I am sure you have heard the phrase “it takes a village” in the context of raising children. But I would take it farther to say that it takes a village for all of us to make it through life, kids or not.  There are so many trials that I have experienced, that would have been absolute hell if I would have had to go through them alone. Yes, we have Jesus who is our ultimate strength and source of comfort. But I am a firm believer that Jesus sends us comfort through our friends.

And it does take a village! I would probably still be at my house tearing up floors if I didn’t have a group of miniature Chip Gainses show up yelling “DEMO DAY”. We would also be way less full if someone hadn’t started a meal train for us so we didn’t have to worry about dinner between, insurance adjuster and contractor meetings.  And even with things unrelated to natural disasters, my marriage has benefited greatly from spending time with lots of couples who have more experience and great advice to share.

As I am sure you have realized, a good group of friends isn’t something that just happens magically (anyone else have a super awkward freshman year trying to find new friends in college?). You have to put in work to grow that community. Just like in any relationship, there will be give and take.

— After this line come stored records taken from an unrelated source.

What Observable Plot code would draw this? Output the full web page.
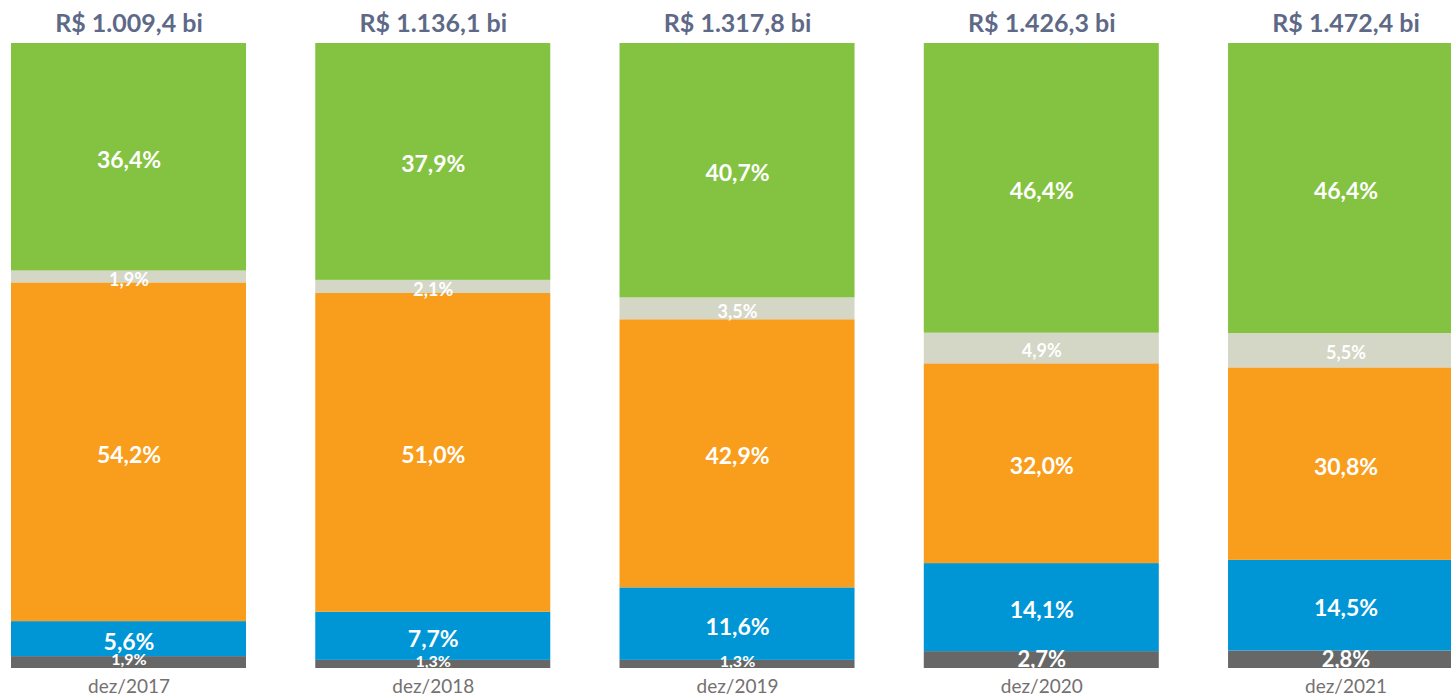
<!DOCTYPE html>
<html>
<head>
<meta charset="utf-8">
<script src="https://cdn.jsdelivr.net/npm/d3@7"></script>
<script src="https://cdn.jsdelivr.net/npm/@observablehq/plot@0.6"></script>
<style>
  html, body { margin: 0; padding: 0; background: #fff; overflow: hidden; }
  #chart svg { overflow: hidden; display: block; }
</style>
</head>
<body>
<div id="chart"></div>
<script>
// ---- data ----
const periods = ["dez/2017", "dez/2018", "dez/2019", "dez/2020", "dez/2021"];
const totals = [1009.4, 1136.1, 1317.8, 1426.3, 1472.4]; // R$ bi
const categories = ["cinza escuro", "azul", "laranja", "cinza claro", "verde"]; // bottom to top
const darkGray  = [1.9, 1.3, 1.3, 2.7, 2.8];
const blue      = [5.6, 7.7, 11.6, 14.1, 14.5];
const orange    = [54.2, 51.0, 42.9, 32.0, 30.8];
const lightGray = [1.9, 2.1, 3.5, 4.9, 5.5];
const green     = [36.4, 37.9, 40.7, 46.4, 46.4];
const seriesValues = [darkGray, blue, orange, lightGray, green];
const colors = ["#676767", "#0096d6", "#f99d1c", "#d4d6c6", "#84c341"];

// ---- build table ----
const rows = [];
categories.forEach((c, i) => {
  periods.forEach((p, j) => rows.push({period: p, category: c, value: seriesValues[i][j]}));
});
const totalRows = periods.map((p, j) => ({period: p, total: totals[j]}));

const br = d3.formatLocale({decimal: ",", thousands: ".", grouping: [3], currency: ["R$ ", ""]});
const fmtPct = br.format(".1f");
const fmtTot = br.format(",.1f");

const font = "Lato, 'Open Sans', sans-serif";
const isBase = d => d.category === "cinza escuro";
const isThinBase = d => isBase(d) && d.value < 2;
const label = d => fmtPct(d.value) + "%";

const stackOpts = {x: "period", y: "value", z: "category", offset: "normalize", order: categories};

const chart = Plot.plot({
  width: 1451,
  height: 696,
  marginTop: 43,
  marginBottom: 28,
  marginLeft: 0,
  marginRight: 0,
  style: {fontFamily: font, background: "#fff", overflow: "hidden"},
  x: {type: "band", domain: periods, range: [-58.25, 1532.3], padding: 0.2276, round: false, label: null},
  y: {domain: [0, 1], axis: null},
  color: {domain: categories, range: colors},
  marks: [
    Plot.barY(rows, Plot.stackY({...stackOpts, fill: "category"})),
    // labels for all segments except the dark-gray base
    Plot.text(rows, Plot.stackY({
      ...stackOpts,
      text: d => isBase(d) ? null : label(d),
      fill: "white", fontWeight: "bold",
      dy: 3,
      fontSize: d => d.category === "cinza claro" ? 18 : 23
    })),
    // labels for the thicker dark-gray base segments
    Plot.text(rows, Plot.stackY({
      ...stackOpts,
      text: d => isBase(d) && !isThinBase(d) ? label(d) : null,
      fill: "white", fontWeight: "bold",
      dy: 0,
      fontSize: 22
    })),
    // labels for the thin dark-gray base segments
    Plot.text(rows, Plot.stackY({
      ...stackOpts,
      text: d => isThinBase(d) ? label(d) : null,
      fill: "white", fontWeight: "bold",
      dy: -3,
      fontSize: 16
    })),
    Plot.text(totalRows, {
      x: "period", y: () => 1, dy: -20,
      text: d => "R$ " + fmtTot(d.total) + " bi",
      fill: "#5e6987", fontWeight: "bold", fontSize: 25
    }),
    Plot.axisX({tickSize: 0, tickPadding: 11, fontSize: 19, color: "#757070", label: null})
  ]
});
document.getElementById("chart").append(chart);
</script>
</body>
</html>
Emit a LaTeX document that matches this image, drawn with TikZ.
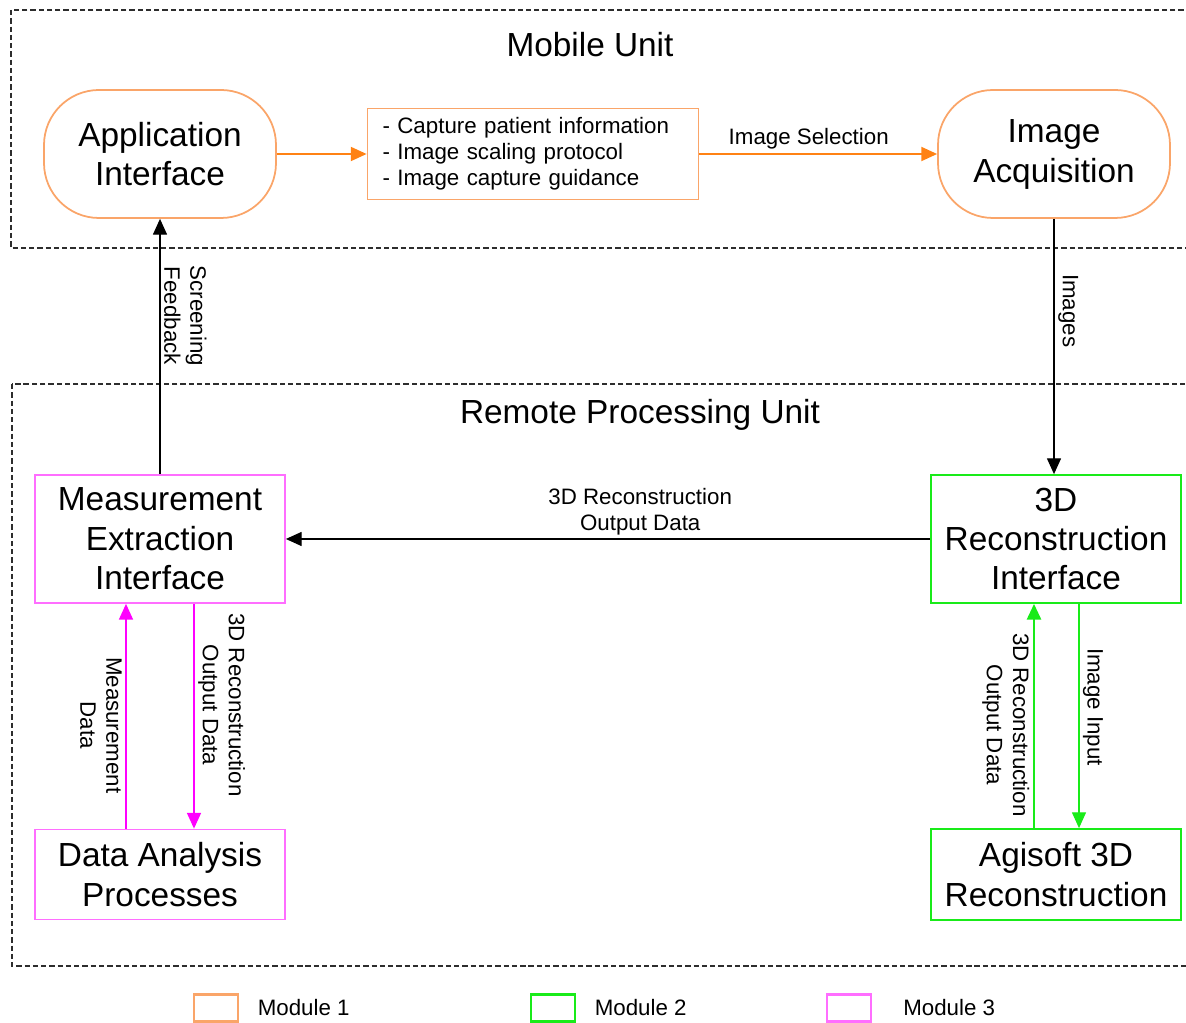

3 ways you can Invest in your Community

  • Schedule consistent intentional time: I don’t know about you but I seem to imagine that I will just bump into all of my close friends on a regular basis just by happenstance. Similar to how we used to just find each other in the dorms at college. But with kids, and husbands, and jobs, it just doesn’t seem to be happening like that! So schedule that time with your friends. Try a monthly supper club where everyone takes turns hosting and providing dinner.
  • Support them in their times of need: You have probably always heard that “Actions Speak Louder than Words”. That is especially true with friendships. Being there for your friends when they need you will mean the world to them and strengthen your relationship ten-fold. Whether it is just dropping off coffee when their kid is sick or if they even need moldy sheetrock taken out of their house, it is going to be highly impactful and will really show that you care about them.
  • Be Encouraging: Take every opportunity you can to encourage those in your community. Send notes via snail mail or even just text them funny pictures or memes (humor is my love language). Small things can go along way.

My hope is that each and every one of you has an AMAZING community that you love and that loves you back. IF you don’t, visit your local church and check out a list of their small groups (life groups, house groups, community groups – whatever creative noun they put in front of “group”). God intended for us to live in community so what better way is there to do that than in His own house!